I don’t know about you, but I feel like all my friends are getting married right out of their teens, long before they’ve given themselves a chance to fully understand life and love. I won’t pretend to be an expert on either, and I don’t doubt that those who marry young are really in love, but I do think there are many reasons to wait longer than 20 years to give yourself up entirely to another person for the rest of your life.

Utah is different from other states in more ways than one. Aside from our cultural history of polygamy and a traditional political bent, people often recognize us as the state where people marry young, have babies until their count has reached double digits and never think twice about living their entire lives in one county with Grandma next door. Here in Utah a large portion of the population is LDS; within the LDS faith, everyone is instructed in God’s name to postpone sex until marriage. Well, I think I speak for everyone when I say that waiting until marriage to have sex isn’t exactly easy, nor is it necessarily the most responsible approach to sex and love.

I realize the LDS church is trying to keep sex a sacred and special act while also keeping teen pregnancies in check. In other words, they’re trying to do the right thing. I don’t think, however, that their regulations work the way they’re intended to. Sex is a natural step in a young person’s path to adulthood and a part of his or her evolution to maturity. It is something that should be explored in a respectful and responsible manner with probably more than one partner. It is something with meaning and intent that will change through someone’s adult years. Early on, it’s exciting, new and liberating. But as time goes on, while still fun, it becomes something intended to intimately bond two people through one of the most powerful expressions of passion and love. I don’t think most 19-year-old Utah virgins have the experience and emotional capacity required to respect and understand sex beyond its physical thrill.

There are more issues with marrying young than intimacy and raging sexual desires. As young adults, people are still working their way out of the years of familial pressures and involvement, self-doubts, insecurities and uncertainty about their future. The years between becoming a teenager and advancing into your early 20s are arguably the most important and formative years you’ll go through. People generally change more during these years than during any other time-span of their lives, and it’s hard for me to think that two people will happily last through that as a married couple. I know, personally, that I change so much even from month to month — I change my mind about my future, what I want and my opinions. How two people stay together, happy and committed, while they undergo such personal changes and developments is difficult for me to fathom.

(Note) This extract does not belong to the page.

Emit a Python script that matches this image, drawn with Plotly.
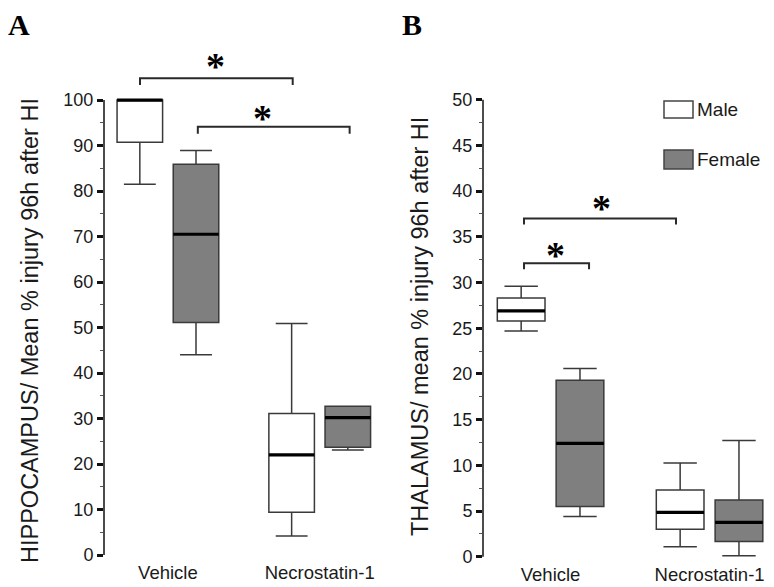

Not everyone finds it necessary to pursue alternate perspectives, however. Challenges that could potentially change them don’t bring them much appeal. But to me, experiencing as much as possible without any barriers or limits, and being introduced to as many things as possible that could alter current perspectives or understandings, are necessary components of adult development. For people to resist these things by potentially sheltering themselves from anything that could alter their held perspectives or idea of what the future could look like in order to preserve their marriage is disappointing to me.

While these circumstances don’t make for the most promising set-up for a happy, healthy and long-lasting marriage, it is true that sometimes it works for the long haul. Sometimes people grow old with their high school sweethearts and never even consider what “could’ve been.” To those lucky few, congrats. But it’s a rarity. Take these years to learn about yourself and the world. Grow and allow yourself to change. Experience all you can and don’t limit yourself because marriage is intended to be forever, and forever is a big word when you’re looking at it through 20-year-old eyes.